Di industri berkembang semakin cepat dan semakin “mudah” seperti sekarang ini permintaan dari Finneas O'Connell adalah sesuatu yang wajar, termasuk saat dirinya berperan sebagai Produser dan mengatakan ketidaksukaannya pada beberapa hal saat proses recording. Namun di sisi lain karakter Billie Eilish sukses dibentuk oleh R. J. Cutler agar menjadi wujud nyata dari seorang seniman konvensional, ia terlihat perfeksionis dan dipaksa untuk menyesuaikan diri dengan rules yang eksis di dalam industri. Dua hal itu yang kemudian “diadu” oleh R. J. Cutler untuk kemudian ditaruh menjadi semacam konflik utama bagi penggambaran perjalanan karir Billie Eilish.
Sebuah penggambaran yang manis lebih tepatnya dan dengan durasi yang lebih dari dua jam itu saya terkejut ketika sadar betapa menikmatinya saya mengikuti kisah kasih kehidupan seorang Billie Eilish.

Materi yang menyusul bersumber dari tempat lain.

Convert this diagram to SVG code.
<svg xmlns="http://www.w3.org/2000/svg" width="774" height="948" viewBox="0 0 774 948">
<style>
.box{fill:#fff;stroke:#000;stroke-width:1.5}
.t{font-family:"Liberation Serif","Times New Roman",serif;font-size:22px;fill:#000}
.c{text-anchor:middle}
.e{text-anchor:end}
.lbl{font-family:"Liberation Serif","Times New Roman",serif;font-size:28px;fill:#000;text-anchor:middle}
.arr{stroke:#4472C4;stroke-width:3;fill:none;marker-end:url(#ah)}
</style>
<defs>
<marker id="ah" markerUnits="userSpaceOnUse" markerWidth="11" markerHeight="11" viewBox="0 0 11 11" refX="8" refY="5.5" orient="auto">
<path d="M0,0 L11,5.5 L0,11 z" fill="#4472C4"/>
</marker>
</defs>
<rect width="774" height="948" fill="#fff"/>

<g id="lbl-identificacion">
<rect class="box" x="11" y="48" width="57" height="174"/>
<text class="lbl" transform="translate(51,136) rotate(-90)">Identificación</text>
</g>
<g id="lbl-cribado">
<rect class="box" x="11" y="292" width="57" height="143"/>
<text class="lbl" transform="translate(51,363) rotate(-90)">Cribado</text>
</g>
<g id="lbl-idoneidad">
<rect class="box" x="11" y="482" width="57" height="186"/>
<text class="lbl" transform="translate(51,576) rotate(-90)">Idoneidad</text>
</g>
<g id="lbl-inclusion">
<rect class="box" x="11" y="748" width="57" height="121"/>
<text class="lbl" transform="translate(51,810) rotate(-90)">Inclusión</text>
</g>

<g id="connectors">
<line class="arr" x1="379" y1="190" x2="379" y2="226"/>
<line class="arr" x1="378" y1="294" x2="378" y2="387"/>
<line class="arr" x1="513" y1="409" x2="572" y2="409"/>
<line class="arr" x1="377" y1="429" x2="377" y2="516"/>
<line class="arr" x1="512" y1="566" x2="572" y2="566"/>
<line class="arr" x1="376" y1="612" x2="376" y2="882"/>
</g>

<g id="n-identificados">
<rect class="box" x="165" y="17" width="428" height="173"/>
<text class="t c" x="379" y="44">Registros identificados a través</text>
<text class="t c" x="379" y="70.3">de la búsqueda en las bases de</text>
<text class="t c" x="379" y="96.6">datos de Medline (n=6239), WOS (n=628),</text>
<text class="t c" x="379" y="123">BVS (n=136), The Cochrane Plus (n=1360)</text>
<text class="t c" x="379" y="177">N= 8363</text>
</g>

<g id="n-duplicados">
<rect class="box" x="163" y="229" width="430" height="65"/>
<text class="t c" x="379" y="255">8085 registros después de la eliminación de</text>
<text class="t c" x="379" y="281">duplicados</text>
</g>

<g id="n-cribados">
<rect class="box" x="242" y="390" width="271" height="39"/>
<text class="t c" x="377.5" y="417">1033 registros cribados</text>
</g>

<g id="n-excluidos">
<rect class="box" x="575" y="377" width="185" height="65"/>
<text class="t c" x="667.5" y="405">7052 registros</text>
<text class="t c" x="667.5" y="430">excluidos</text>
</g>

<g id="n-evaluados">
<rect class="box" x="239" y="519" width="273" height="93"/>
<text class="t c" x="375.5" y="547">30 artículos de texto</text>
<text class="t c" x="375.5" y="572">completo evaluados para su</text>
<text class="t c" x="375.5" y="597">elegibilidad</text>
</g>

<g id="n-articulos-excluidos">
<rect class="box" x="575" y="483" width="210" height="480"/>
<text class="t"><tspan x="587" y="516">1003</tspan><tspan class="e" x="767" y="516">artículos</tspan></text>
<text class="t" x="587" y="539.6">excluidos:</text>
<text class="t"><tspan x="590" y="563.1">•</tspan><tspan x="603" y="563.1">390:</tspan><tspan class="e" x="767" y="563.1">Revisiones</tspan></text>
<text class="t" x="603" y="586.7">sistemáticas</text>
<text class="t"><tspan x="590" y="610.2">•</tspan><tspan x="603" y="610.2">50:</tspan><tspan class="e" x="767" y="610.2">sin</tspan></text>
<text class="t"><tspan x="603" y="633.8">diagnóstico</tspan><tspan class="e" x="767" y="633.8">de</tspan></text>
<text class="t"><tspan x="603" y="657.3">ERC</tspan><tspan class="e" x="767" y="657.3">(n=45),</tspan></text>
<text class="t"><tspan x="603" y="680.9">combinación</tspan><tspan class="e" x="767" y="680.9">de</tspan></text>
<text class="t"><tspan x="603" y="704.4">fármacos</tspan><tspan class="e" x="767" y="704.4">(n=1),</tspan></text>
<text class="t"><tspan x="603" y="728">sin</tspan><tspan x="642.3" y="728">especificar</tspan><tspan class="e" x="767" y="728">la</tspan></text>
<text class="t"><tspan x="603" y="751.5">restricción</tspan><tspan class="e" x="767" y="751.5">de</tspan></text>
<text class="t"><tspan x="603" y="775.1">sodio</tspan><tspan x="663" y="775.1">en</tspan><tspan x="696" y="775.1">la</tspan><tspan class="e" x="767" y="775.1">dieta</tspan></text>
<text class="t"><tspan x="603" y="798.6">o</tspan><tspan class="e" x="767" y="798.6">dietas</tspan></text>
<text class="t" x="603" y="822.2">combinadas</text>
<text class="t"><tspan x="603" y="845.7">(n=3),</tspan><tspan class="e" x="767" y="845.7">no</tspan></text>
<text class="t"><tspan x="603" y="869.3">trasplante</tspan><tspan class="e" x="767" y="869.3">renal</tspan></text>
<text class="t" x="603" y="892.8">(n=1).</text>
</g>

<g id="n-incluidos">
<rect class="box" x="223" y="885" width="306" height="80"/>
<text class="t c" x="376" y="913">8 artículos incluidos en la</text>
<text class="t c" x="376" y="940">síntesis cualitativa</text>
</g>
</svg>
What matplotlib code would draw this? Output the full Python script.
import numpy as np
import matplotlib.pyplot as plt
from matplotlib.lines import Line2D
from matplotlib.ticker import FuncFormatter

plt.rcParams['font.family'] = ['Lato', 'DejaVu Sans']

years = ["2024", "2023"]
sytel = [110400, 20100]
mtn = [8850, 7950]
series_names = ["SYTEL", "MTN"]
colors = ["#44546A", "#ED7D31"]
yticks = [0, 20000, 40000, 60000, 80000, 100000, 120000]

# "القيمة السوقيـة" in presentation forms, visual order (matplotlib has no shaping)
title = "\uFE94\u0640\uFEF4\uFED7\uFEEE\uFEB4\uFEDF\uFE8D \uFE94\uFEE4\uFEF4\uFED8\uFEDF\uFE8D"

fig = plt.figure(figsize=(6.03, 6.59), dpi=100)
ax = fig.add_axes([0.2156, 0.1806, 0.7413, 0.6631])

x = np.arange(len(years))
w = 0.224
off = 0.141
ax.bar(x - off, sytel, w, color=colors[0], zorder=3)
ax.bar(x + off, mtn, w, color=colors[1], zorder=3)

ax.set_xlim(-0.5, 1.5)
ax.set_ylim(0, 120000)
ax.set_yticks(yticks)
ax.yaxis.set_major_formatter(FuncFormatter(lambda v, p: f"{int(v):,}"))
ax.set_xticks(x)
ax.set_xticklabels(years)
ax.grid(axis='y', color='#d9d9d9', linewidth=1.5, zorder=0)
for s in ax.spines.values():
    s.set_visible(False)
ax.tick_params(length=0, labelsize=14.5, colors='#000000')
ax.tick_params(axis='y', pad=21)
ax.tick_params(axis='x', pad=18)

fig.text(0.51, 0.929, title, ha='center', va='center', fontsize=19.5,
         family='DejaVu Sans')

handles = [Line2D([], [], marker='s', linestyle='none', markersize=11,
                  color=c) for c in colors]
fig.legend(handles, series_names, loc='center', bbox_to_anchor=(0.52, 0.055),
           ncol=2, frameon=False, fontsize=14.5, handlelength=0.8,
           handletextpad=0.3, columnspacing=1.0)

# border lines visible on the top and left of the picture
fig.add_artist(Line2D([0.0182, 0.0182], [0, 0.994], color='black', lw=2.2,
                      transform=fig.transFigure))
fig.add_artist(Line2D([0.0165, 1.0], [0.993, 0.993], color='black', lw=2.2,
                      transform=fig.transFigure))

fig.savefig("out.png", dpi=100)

Sejak menit pertama saya sudah dibuat merasa menjadi bagian dari tim Billie Eilish, kamera menjadi mata dan saya seperti satu dari beberapa anggota tim yang mendukung kegiatan Billie Eilish. Kesan hangat lagi-lagi sangat mendominasi, tidak hanya karena karakter Billie saja lengkap dengan segala keunikannya tapi juga karena R. J. Cutler berhasil merangkai runtutan masalah yang bergulir di dalam narasi, bergerak halus dan membuat penonton merasa dekat.
Jarak antara kamu dan Billie seperti coba dibentuk agar tampil seperti halnya jarak antara Billie dengan penonton di baris terdepan konsernya. Ada kesan intim yang kuat di sana sehingga tidak heran ketika setiap “lapis” dari diri dan kehidupan Billie disajikan ada kesan kuat bagaimana hidup Billie merupakan representasi sederhana dari kehidupan artis dan juga musisi, bagaimana dunia mereka yang tampak megah itu ternyata tidak senikmat yang penonton kira. Blurry, begitupula dengan Billie yang mengaku tidak menyukai proses menulis lagu, muncul konflik kepentingan dan juga selera, kehidupan percintaannya juga demikian.
Ada pesona percaya diri yang kuat dari R. J. Cutler dalam menggabungkan sisi rentan dan karisma seorang Billie Eilish, seorang artist yang ingin tampil jujur namun cemas dengan tuntutan yang ia rasakan dari kesuksesannya kini. Tanpa dramatisasi yang berlebihan tentunya namun lebih kepada sebuah potret tentang bagaimana artis juga manusia, kesuksesan yang telah mereka raih tidak serta merta membuat kehidupan mereka otomatis “aman”. Tidak semua dark dan blurry tentunya, dengan cara bijak R. J. Cutler menggunakan sosok Billie Eilish untuk sebagai contoh secercah harapan dari remaja muda yang sukses meraih mimpinya di industri musik berkat bakat dan usaha kerasnya. Just like Justin Bieber did.
Overall, ‘Billie Eilish: The World's a
Little Blurry’ adalah film yang memuaskan. Ini memang
terasa sedikit over durasinya namun
mampu menjadi media bagi penonton untuk mengenal sosok Billie Eilish, kombinasi concert
movie dengan sebuah potret kehidupan wanita muda yang karirnya meroket
tinggi dan kini harus berhadapan dengan “dunia” yang mungkin tidak melulu cocok
dengan dirinya yang eksentrik itu. Billie sendiri pada dasarnya merupakan
subjek yang menarik, auranya sangat kuat dan digunakan dengan sangat baik oleh R. J. Cutler untuk membentuk film ini
menjadi kombinasi yang menyenangkan tentang karir dan kehidupan pribadi Billie
Eilish, dari rintangan serta harapan dalam hidup lalu ikut bergoyang kecil saat
lagu-lagu hits Billie Eilish muncul di layar.
"You have to have faith, you have to do your best, and live your best life, and then you have to live in denial."